La République tel un fantôme était tombée dans les oubliettes de l’histoire. Elle ne peut exister, dans les consciences et dans les coeurs, qu’à travers les valeurs qu’elle défend. Elle est fondatrice de l’unité sociale, transformée en ce fameux « vivre-ensemble », qui insiste en creux sur les différences dans la société plus que sur son unité. Cette idéologie, qui domine à partir de 45, pour lutter contre le « fascisme », a d’abord renié les valeurs nationales, puis l’idéal républicain, jugé inégalitaire, troquant l’unité sociale, contre la diversité communautaire.
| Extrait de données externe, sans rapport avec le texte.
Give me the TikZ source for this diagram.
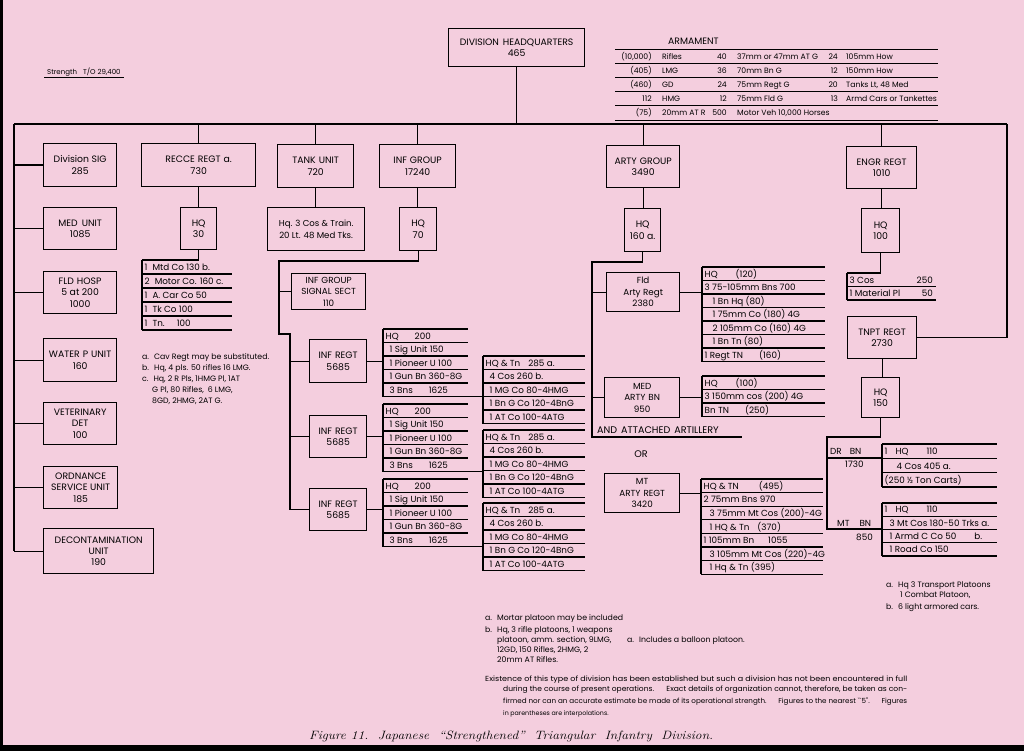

Le nouveau consensus social, fondé sur le respect des différences ethniques et culturelles, contre le modèle d’intégration républicaine, a dominé la vie politique. Il est l’une des causes directes, dans le contexte mondial actuel, du succès du Front National.

Car, n’en doutons pas : le vote de contestation des électeurs « nationalistes, patriotes et républicains » du FN est aussi un vote d’adhésion. Les politologues de gauche, spécialistes de l’extême-droite, les médias et les politiques qui en restent à la grille d’analyse antiraciste et antifasciste, héritée des années 1980, passent à côté de cette réalité. Et, leur posture morale se heurte à un mur d’incompréhension, chez des électeurs pour qui, la stratégie politique de la peur a, du reste, cette semaine, dépassé les limites du raisonnable, comme le disait un auditeur de France info hier soir, expliquant : « Ce qui m’a décidé à voter FN, c’est quand on nous a dit, en Bourgogne, si vous votez FN, c’est comme si vous votiez Daech. Alors là, trop, c’est trop! ».

Triste ironie de l’histoire, les résultats des élections régionales s’entendent comme un écho au vieux slogan soixanthuitard : « Elections, piège à cons ». Ils renvoient dos à dos droite et gauche qui, jadis, monopolisaient la vie politique française. En favorisant le FN, le Suffrage Universel la vox populi semble avoir manifesté la volonté de faire exister une troisième voie.